La création du RP doit donc permettre d’éviter tant une dégradation des institutions (le CSE) qu’un affaiblissement du lien de représentation.
Alors que penser de l’accord signé en mai 2019 au sein de Décathlon ou (paradoxalement) alors que le rôle du RP (titre IV de l’accord) consiste à :
- traiter localement avec la direction les réclamations individuelles et collectives de son site,
- traiter localement les questions liées à la protection de la santé et la sécurité des salariés et participer à l’amélioration de leurs conditions de travail,
- le cas échéant, mener les enquêtes en cas d’accidents graves ou répétés,
- réaliser les visites et inspections,
- exercer le droit d’alerte.
Il est spécifié dans les « moyens d’action » des RP (avec un crédit d’heures de 8 heures par mois dans lequel le salarié doit « informer son responsable par écrit dans les 8 jours avant la pose de celle-ci, sauf urgence » !) qu’il est « rappelé (ce qui est curieux comme formulation) que les échanges entre le magasin leader et le RP doivent se faire prioritairement au quotidien et de vive voix ». Il est même indiqué que « si et seulement si la réponse n’est pas apportée par le biais des échanges réguliers et de vive voix, le RP formule (…) des questions dans un document partagé type » (consultable et à la disposition et consultable des membres du CSE).

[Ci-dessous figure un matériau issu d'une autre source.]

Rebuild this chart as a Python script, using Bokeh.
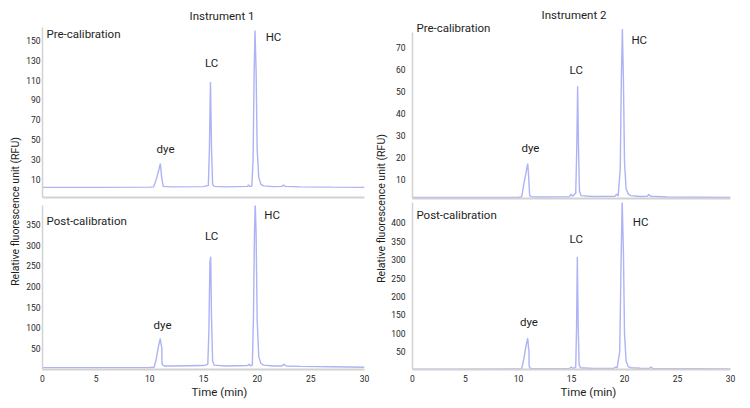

Du fait même des missions dévolues notamment en matière de prévention des risques professionnels (inspections, enquêtes et alertes notamment), on voit mal comment le fait de rejeter la traçabilité écrite des constats faits puisse être source de progrès social.
Il faut bien voir que, très souvent, l’existence d’un danger grave et imminent est prouvée par la présence même de documents écrits provenant de toutes les sources dont celles émanant de l’activité des représentants du personnel.
Dans une orientation similaire à celui de l’accord critiqué précité, nous pouvons aussi remarquer l’accord PMU du 11 avril 2018, qui stipule que « le RP peut remonter par tout moyen aux membres du CSE toute suggestion ou réclamation dans son champ d’intervention préalablement abordée auprès des représentants de l’employeur et en concertation avec lui ». « Le RP peut transmettre par tout moyen aux membres du CSE toute information en matière de risque lié à la santé, sécurité, de discrimination et de harcèlement moral et sexuel ».
Pour conclure ce panorama qui vise à alerter sur le risque de faire du RP un ersatz (imitation médiocre suivant la définition du Larousse) de représentation du personnel, il faut aussi relever l’accord de Renault du 17 juillet 2018 qui indique que « la rédaction du relevé des échanges (entre RP et direction) est effectué par les représentants de la direction remontant toute problématique particulière qui n’a pas trouvé de solution locale malgré les échanges intervenus ».
Le souhait de ne pas faire des RP un « rapporteur » mais uniquement un « transmetteur » est dommageable pour les salariés qui auront ainsi du mal à faire confiance à ces « représentants » dont l’action n’est pas « tracée ».
Il importe donc de comprendre qu’un accord de vaut que pour l’usage qu’en font ses destinataires, c’est-à-dire combien la création des RP implique non seulement une réflexion poussée en amont de la conclusion d’un accord mais aussi, en aval, un renouvellement notable des pratiques de dialogue social.